Well, this really pissed a lot of people off. Not just Craig! Because if you are a scientist and you have a better way of doing things, you don’t want people for political reasons telling you not to do it. In fairness some people thought that there were scientific reasons why this wouldn’t work. But Craig went out and did it in the private sector because he was pissed off and he wanted to show people that he was intellectually right. So that this was again a down side of the human genome project when it went further along because it didn’t allow the incorporation of ideas from a bunch of other people other than the small group of individuals, the cabal of people that was really in charge of finishing it. So I think this was something very counter to the way that a lot of science is done. And scientists had a hard time dealing with it.

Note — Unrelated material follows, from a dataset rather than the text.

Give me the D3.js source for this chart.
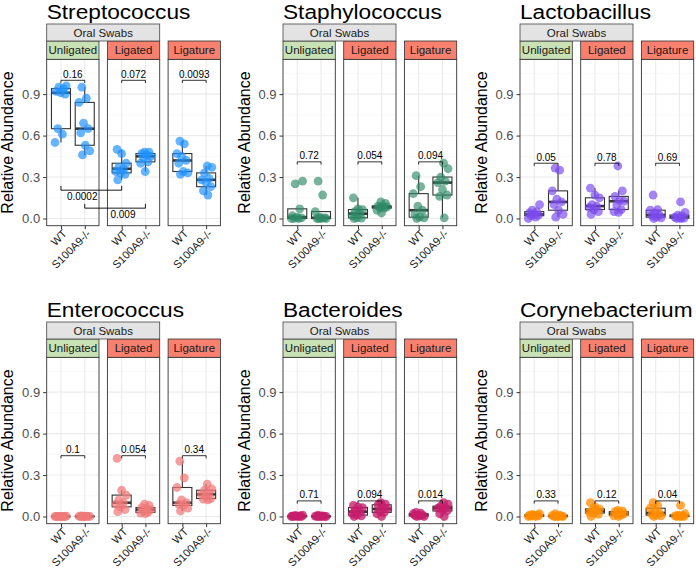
<!DOCTYPE html>
<html><head><meta charset="utf-8">
<script src="https://cdn.jsdelivr.net/npm/d3@7"></script>
<style>
body{margin:0;background:#fff}
text{font-family:"Liberation Sans",Arial,Helvetica,sans-serif}
</style>
</head><body>
<svg id="chart" width="696" height="570"></svg>
<script>
// ---------------- data ----------------
const genera = ["Streptococcus","Staphylococcus","Lactobacillus","Enterococcus","Bacteroides","Corynebacterium"];
const sites = ["Unligated","Ligated","Ligature"];
const genotypes = ["WT","S100A9-/-"];
const yTicks = [0, 0.3, 0.6, 0.9];
const yMinorTicks = [0.15, 0.45, 0.75, 1.05];
const yTickLabels = ["0.0","0.3","0.6","0.9"];

// each genus: groups in order [Unligated WT, Unligated KO, Ligated WT, Ligated KO, Ligature WT, Ligature KO]
const streptococcus = [
  [0.55,0.61,0.65,0.90,0.91,0.92,0.94,0.95,0.96],
  [0.46,0.49,0.53,0.62,0.65,0.69,0.84,0.87,0.95],
  [0.28,0.32,0.33,0.34,0.36,0.37,0.40,0.47,0.50],
  [0.34,0.40,0.41,0.44,0.45,0.46,0.47,0.48,0.48],
  [0.32,0.33,0.34,0.40,0.42,0.45,0.47,0.54,0.56],
  [0.17,0.20,0.23,0.26,0.28,0.29,0.33,0.37,0.38]
];
const staphylococcus = [
  [0,0,0,0.005,0.01,0.02,0.07,0.25,0.27],
  [0,0,0,0,0.005,0.01,0.05,0.17,0.27],
  [0,0.003,0.005,0.02,0.035,0.05,0.065,0.07,0.15],
  [0.04,0.06,0.075,0.08,0.085,0.09,0.09,0.11,0.12],
  [0,0.005,0.01,0.03,0.06,0.09,0.18,0.23,0.31],
  [0.005,0.16,0.17,0.21,0.26,0.27,0.30,0.36,0.40]
];
const lactobacillus = [
  [0,0.01,0.02,0.025,0.03,0.04,0.05,0.06,0.10],
  [0.01,0.03,0.06,0.10,0.12,0.14,0.20,0.35,0.365],
  [0.03,0.05,0.065,0.08,0.09,0.10,0.15,0.17,0.22],
  [0.045,0.05,0.065,0.10,0.125,0.13,0.16,0.20,0.38],
  [0,0.005,0.01,0.02,0.025,0.04,0.06,0.065,0.17],
  [0,0,0.003,0.005,0.01,0.02,0.025,0.045,0.12]
];
const enterococcus = [
  [0,0,0,0,0,0,0,0,0.003],
  [0,0,0,0,0,0,0.002,0.003,0.005],
  [0.035,0.05,0.07,0.09,0.10,0.12,0.155,0.19,0.42],
  [0.02,0.025,0.03,0.04,0.05,0.055,0.065,0.08,0.09],
  [0.04,0.06,0.08,0.09,0.10,0.12,0.21,0.28,0.40],
  [0.12,0.125,0.13,0.15,0.16,0.17,0.19,0.20,0.235]
];
const bacteroides = [
  [0,0,0,0,0.002,0.003,0.005,0.008,0.01],
  [0,0,0,0,0,0.002,0.003,0.005,0.01],
  [0,0.005,0.01,0.02,0.035,0.04,0.065,0.07,0.08],
  [0,0.02,0.03,0.04,0.055,0.07,0.085,0.09,0.10],
  [0,0,0.005,0.008,0.01,0.012,0.02,0.025,0.03],
  [0,0.02,0.04,0.05,0.06,0.065,0.075,0.09,0.10]
];
const corynebacterium = [
  [0,0,0.003,0.005,0.008,0.01,0.012,0.015,0.02],
  [0,0,0,0,0.003,0.005,0.008,0.01,0.02],
  [0,0.015,0.025,0.03,0.04,0.045,0.055,0.07,0.10],
  [0,0.005,0.01,0.015,0.02,0.025,0.035,0.04,0.045],
  [0,0.005,0.01,0.015,0.025,0.04,0.06,0.08,0.10],
  [0,0,0,0.003,0.005,0.008,0.01,0.02,0.08]
];
const pStreptococcus = ["0.16","0.072","0.0093"];
const pStaphylococcus = ["0.72","0.054","0.094"];
const pLactobacillus = ["0.05","0.78","0.69"];
const pEnterococcus = ["0.1","0.054","0.34"];
const pBacteroides = ["0.71","0.094","0.014"];
const pCorynebacterium = ["0.33","0.12","0.04"];
const bracketHeights = [1.0, 0.41, 0.40, 0.44, 0.113, 0.113];
// cross-site comparisons (Streptococcus): Unligated vs Ligated, same genotype
const crossP = ["0.0002","0.009"];
const crossHeights = [0.205, 0.075];
const crossGenotype = ["WT","S100A9-/-"];

// ---------------- styles ----------------
const values = [streptococcus, staphylococcus, lactobacillus, enterococcus, bacteroides, corynebacterium];
const pvals = [pStreptococcus, pStaphylococcus, pLactobacillus, pEnterococcus, pBacteroides, pCorynebacterium];
const pointColors = ["#1E90FF","#2E8B67","#7A4AEE","#F07878","#C71E6C","#FF8C00"];
const pointOpacity = [0.68,0.65,0.68,0.72,0.78,0.75];
const siteFill = {"Unligated":"#c8e1b5","Ligated":"#f8806f","Ligature":"#f8806f"};

const colLeft = [46.7, 283, 520];
const rowTop = [59.3, 357.3];
const panelW = 52.3, gap = 8.4, panelH = 166.4;

const svg = d3.select("#chart");
svg.append("rect").attr("width",696).attr("height",570).attr("fill","#fff");

function boxStats(arr){
  const s = arr.slice().sort(d3.ascending);
  const q1 = d3.quantile(s,0.25), med = d3.quantile(s,0.5), q3 = d3.quantile(s,0.75);
  const iqr = q3 - q1;
  const lo = d3.min(s.filter(v => v >= q1 - 1.5*iqr));
  const hi = d3.max(s.filter(v => v <= q3 + 1.5*iqr));
  return {q1, med, q3, lo, hi};
}

genera.forEach((genus, gi) => {
  const col = gi % 3, row = Math.floor(gi / 3);
  const left = colLeft[col], top = rowTop[row];
  const y = d3.scaleLinear().domain([-0.052, 1.152]).range([top + panelH, top]);
  const g = svg.append("g");

  // title
  g.append("text").attr("transform", `translate(${left},${top - 40}) scale(1.08,1)`)
    .attr("font-size", 21).attr("fill", "#000").text(genus);

  // y axis
  const yAxis = d3.axisLeft(y).tickValues(yTicks).tickFormat((d,i) => yTickLabels[i]).tickSize(3.5).tickPadding(3);
  const ya = g.append("g").attr("transform", `translate(${left},0)`).call(yAxis);
  ya.select(".domain").remove();
  ya.selectAll(".tick line").attr("stroke", "#333").attr("stroke-width", 1);
  ya.selectAll(".tick text").attr("font-size", 13).attr("fill", "#4d4d4d")
    .style("font-family", '"Liberation Sans",Arial,sans-serif');

  g.append("text")
    .attr("transform", `translate(${left - 33.4},${top + panelH/2}) rotate(-90)`)
    .attr("text-anchor", "middle").attr("font-size", 16).attr("fill", "#000")
    .text("Relative Abundance");

  const xScales = [];
  sites.forEach((site, si) => {
    const pl = left + si * (panelW + gap);
    const x = d3.scalePoint().domain(genotypes).range([pl, pl + panelW]).padding(0.6);
    xScales.push(x);
    const step = x.step();
    const pg = g.append("g");

    // background & grid
    pg.append("rect").attr("x", pl).attr("y", top).attr("width", panelW).attr("height", panelH).attr("fill", "#fff");
    pg.selectAll(".minor").data(yMinorTicks).join("line")
      .attr("x1", pl).attr("x2", pl + panelW).attr("y1", d => y(d)).attr("y2", d => y(d))
      .attr("stroke", "#f3f3f3").attr("stroke-width", 0.6);
    pg.selectAll(".major").data(yTicks).join("line")
      .attr("x1", pl).attr("x2", pl + panelW).attr("y1", d => y(d)).attr("y2", d => y(d))
      .attr("stroke", "#ebebeb").attr("stroke-width", 1.1);
    pg.selectAll(".vgrid").data(genotypes).join("line")
      .attr("x1", d => x(d)).attr("x2", d => x(d)).attr("y1", top).attr("y2", top + panelH)
      .attr("stroke", "#ebebeb").attr("stroke-width", 1.1);

    // boxes
    genotypes.forEach((gt, ti) => {
      const vals = values[gi][si*2 + ti];
      const st = boxStats(vals);
      const cx = x(gt), hw = 0.4 * step;
      const bg = pg.append("g").attr("stroke", "#333").attr("fill", "#fff");
      bg.append("line").attr("x1", cx).attr("x2", cx).attr("y1", y(st.hi)).attr("y2", y(st.q3)).attr("stroke-width", 1.1);
      bg.append("line").attr("x1", cx).attr("x2", cx).attr("y1", y(st.q1)).attr("y2", y(st.lo)).attr("stroke-width", 1.1);
      bg.append("rect").attr("x", cx - hw).attr("y", y(st.q3)).attr("width", 2*hw)
        .attr("height", Math.max(0, y(st.q1) - y(st.q3))).attr("stroke-width", 1.1);
      bg.append("line").attr("x1", cx - hw).attr("x2", cx + hw).attr("y1", y(st.med)).attr("y2", y(st.med))
        .attr("stroke-width", 2.6);
    });

    // jittered points (deterministic offsets)
    genotypes.forEach((gt, ti) => {
      const vals = values[gi][si*2 + ti];
      pg.selectAll(null).data(vals).join("circle")
        .attr("cx", (d,i) => x(gt) + ((((i * 0.618034 + ti*0.31 + si*0.17) % 1) - 0.5) * 0.5) * step)
        .attr("cy", d => y(d))
        .attr("r", 4.4)
        .attr("fill", pointColors[gi]).attr("fill-opacity", pointOpacity[gi]);
    });

    // border
    pg.append("rect").attr("x", pl).attr("y", top).attr("width", panelW).attr("height", panelH)
      .attr("fill", "none").attr("stroke", "#333").attr("stroke-width", 0.9);

    // x axis
    const xa = pg.append("g").attr("transform", `translate(0,${top + panelH})`)
      .call(d3.axisBottom(x).tickSize(3.5).tickFormat(""));
    xa.select(".domain").remove();
    xa.selectAll(".tick line").attr("stroke", "#333");
    pg.selectAll(".xlab").data(genotypes).join("text")
      .attr("transform", d => `translate(${x(d) + 1},${top + panelH + 3}) rotate(-45)`)
      .attr("text-anchor", "end").attr("dy", "0.72em")
      .attr("font-size", 11).attr("fill", "#1a1a1a").text(d => d);

    // site strip
    pg.append("rect").attr("x", pl).attr("y", top - 18.3).attr("width", panelW).attr("height", 18.3)
      .attr("fill", siteFill[site]).attr("stroke", "#333").attr("stroke-width", 0.8);
    pg.append("text").attr("x", pl + panelW/2).attr("y", top - 9.15).attr("dy", "0.36em")
      .attr("text-anchor", "middle").attr("font-size", 11.5).attr("fill", "#1a1a1a").text(site);

    // within-site comparison bracket
    const by = y(bracketHeights[gi]);
    const x1 = x(genotypes[0]), x2 = x(genotypes[1]);
    pg.append("path").attr("d", `M${x1},${by + 2.7}V${by}H${x2}V${by + 2.7}`)
      .attr("fill", "none").attr("stroke", "#000").attr("stroke-width", 0.8);
    pg.append("text").attr("x", (x1 + x2)/2).attr("y", by - 2.5)
      .attr("text-anchor", "middle").attr("font-size", 10).attr("fill", "#000").text(pvals[gi][si]);
  });

  // Oral Swabs strip spanning Unligated + Ligated
  const osL = xScales[0].range()[0], osR = xScales[1].range()[1];
  g.append("rect").attr("x", osL).attr("y", top - 35.3).attr("width", osR - osL).attr("height", 17)
    .attr("fill", "#e3e3e3").attr("stroke", "#444").attr("stroke-width", 0.8);
  g.append("text").attr("x", (osL + osR)/2).attr("y", top - 26.8).attr("dy", "0.36em")
    .attr("text-anchor", "middle").attr("font-size", 11.5).attr("fill", "#1a1a1a").text("Oral Swabs");

  // cross-site brackets (Streptococcus only)
  if (gi === 0) {
    const labelFrac = [0.35, 0.63];
    crossP.forEach((p, k) => {
      const gt = crossGenotype[k];
      const xa1 = xScales[0](gt), xa2 = xScales[1](gt);
      const cy = y(crossHeights[k]);
      g.append("path").attr("d", `M${xa1},${cy - 4.3}V${cy}H${xa2}V${cy - 4.3}`)
        .attr("fill", "none").attr("stroke", "#000").attr("stroke-width", 0.9);
      g.append("text").attr("x", xa1 + (xa2 - xa1) * labelFrac[k]).attr("y", cy + 9.5)
        .attr("text-anchor", "middle").attr("font-size", 10).attr("fill", "#000").text(p);
    });
  }
});
</script>
</body></html>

So at the end of the day though that’s really what these private sector things did is that they forced the big project to take into account new approaches because if they didn’t they wouldn’t have gotten the credit. So that was it important it was done at 2003, I don’t think that that date is so important. But I think that the heavy lifting on this isn’t getting the sequence of the genome, it’s using the sequence. And that you don’t want to wait another ten years to get the sequence of the genome. So I think it’s very important to get done early.

David Cox received B.A. and M.S. degrees from Brown University and M.D. and Ph.D. degrees from the University of Washington. From 1980 to 1993, Dr. Cox held faculty positions in the Departments of Pediatrics, Biochemistry and Psychiatry at the University of California San Francisco. In 1993, he became Professor of Genetics and Pediatrics at the Stanford University School of Medicine as well as the Co-director of the Stanford Genome Center.

Dr Cox was a co-founder of Perlegen, and has been Chief Scientific Officer of the Company since its formation in 2001. He has served on several international and national councils and commissions including the Council of the Human Genome Organization (HUGO) and the National Bioethics Advisory Commission (NBAC). He presently serves as a member of the Health Sciences Policy Board of the Institute of Medicine. Dr Cox's honors include election to the Institute of Medicine of the National Academy of Sciences.

Cox was a member of one of the first groups to begin sequencing the human genome. His relationship with Watson developed from his interest in Cox’s innovative approach to sequencing, called radiation hybrid mapping.

He attended the 68th Cold Spring Harbor symposium to celebrate the completion of the rough draft of the human sequence.